Pour la deuxième année consécutive, le championnat de football féminin se tient en ce moment au Soudan. Il est perçu comme un symbole de l’émancipation des femmes, mais les défis restent toujours nombreux pour celles qui brisent les tabous d’une société conservatrice. Une telle compétition aurait été inimaginable au cours des 30 ans de règne d’Omar el-Béchir, déchu en avril 2019.
Dans un stade du centre-ville, l’arbitre donne le coup d’envoi d’un match impensable pendant trois décennies de dictature islamique. Pour ces joueuses éduquées sous la charia, comme Danet Habeel, participer à une compétition officielle et en public n’était qu’un rêve lointain.
« Quand j’ai commencé, mes parents ont rejeté ma vocation. Mais j’ai prouvé que je devais jouer au foot, que j’aimais tellement ça. Au début c’était compliqué, surtout dans le quartier dans lequel je vivais. Les gens étaient convaincus que ce n’est pas un sport pour les filles, que c’est réservé aux garçons », dit Danet Habeel.
Se cacher pendant des années pour jouer au football
Le Soudan a été l’un des pionniers du football en Afrique, cofondateur à Khartoum de la Confédération africaine de football (CAF). Mais après l’adoption de la loi islamique en 1983, le football féminin est resté inexistant. En novembre 2019, les nouvelles autorités ont abrogé une loi sur l’ordre public visant les Soudanaises jugées coupables « d’actes indécents et immoraux », puis dans la foulée, la première ligue de football féminin était créée.
Dans les gradins se trouve Naheed Bashir, l’une des seules femmes journalistes sportives au Soudan. « Malheureusement, pendant des années, les femmes ont dû se cacher pour jouer au foot. Les mentalités au Soudan sont étriquées et la société est si conservatrice qu’elle est opposée à l’idée qu’une femme puisse être une sportive à part entière. Cette compétition contribue à briser les barrières de la peur, des mœurs et de nos traditions. La révolution soudanaise a joué un rôle central », explique Naheed Bashir.
Une présence qui dérange toujours, mais des mentalités qui évoluent
Signe que la présence des femmes dans le sport dérange toujours, cette journaliste a été agressée le mois dernier par un policier alors qu’elle était accréditée pour couvrir un match de première ligue masculine.

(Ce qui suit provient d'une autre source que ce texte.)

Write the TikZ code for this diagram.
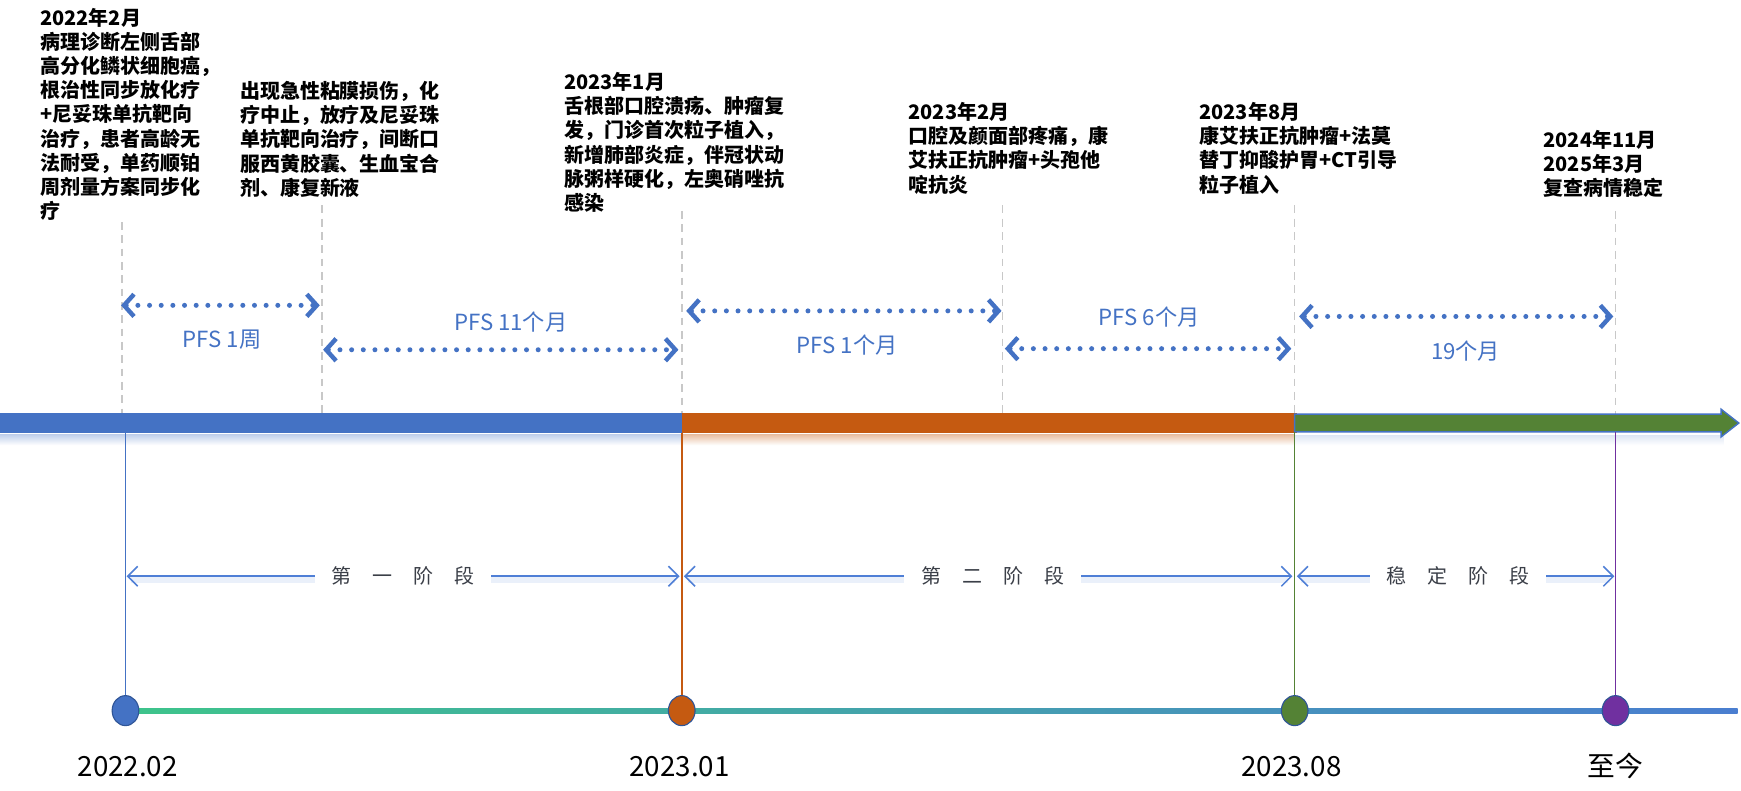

Sur les réseaux sociaux, un flot de critiques continue de viser le foot féminin.
Mais les mentalités évoluent petit à petit, se félicite Mervat Hussein, directrice du Comité soudanais de football féminin. « Le public est là, des hommes, des femmes, tous regardent le match. Il y a la télévision, la radio. Ce n’est plus un problème. C’est ça la vision du nouveau Soudan, des femmes qui commencent à faire la même chose que les hommes. Nous avons désormais une sélection nationale qui pourra participer à des compétitions à partir de février 2021, la Coupe du monde et la Coupe d’Afrique des nations. Ce sera une grande première pour une équipe soudanaise, dans toute l’histoire. »
Former une équipe nationale, c’était le rêve de toutes ici et il est en passe de se réaliser. De l’avis de toutes les joueuses, les critiques à leur encontre ne font que renforcer leur motivation et les rendent encore plus déterminées à participer but après but à l’avènement d’un nouveau Soudan.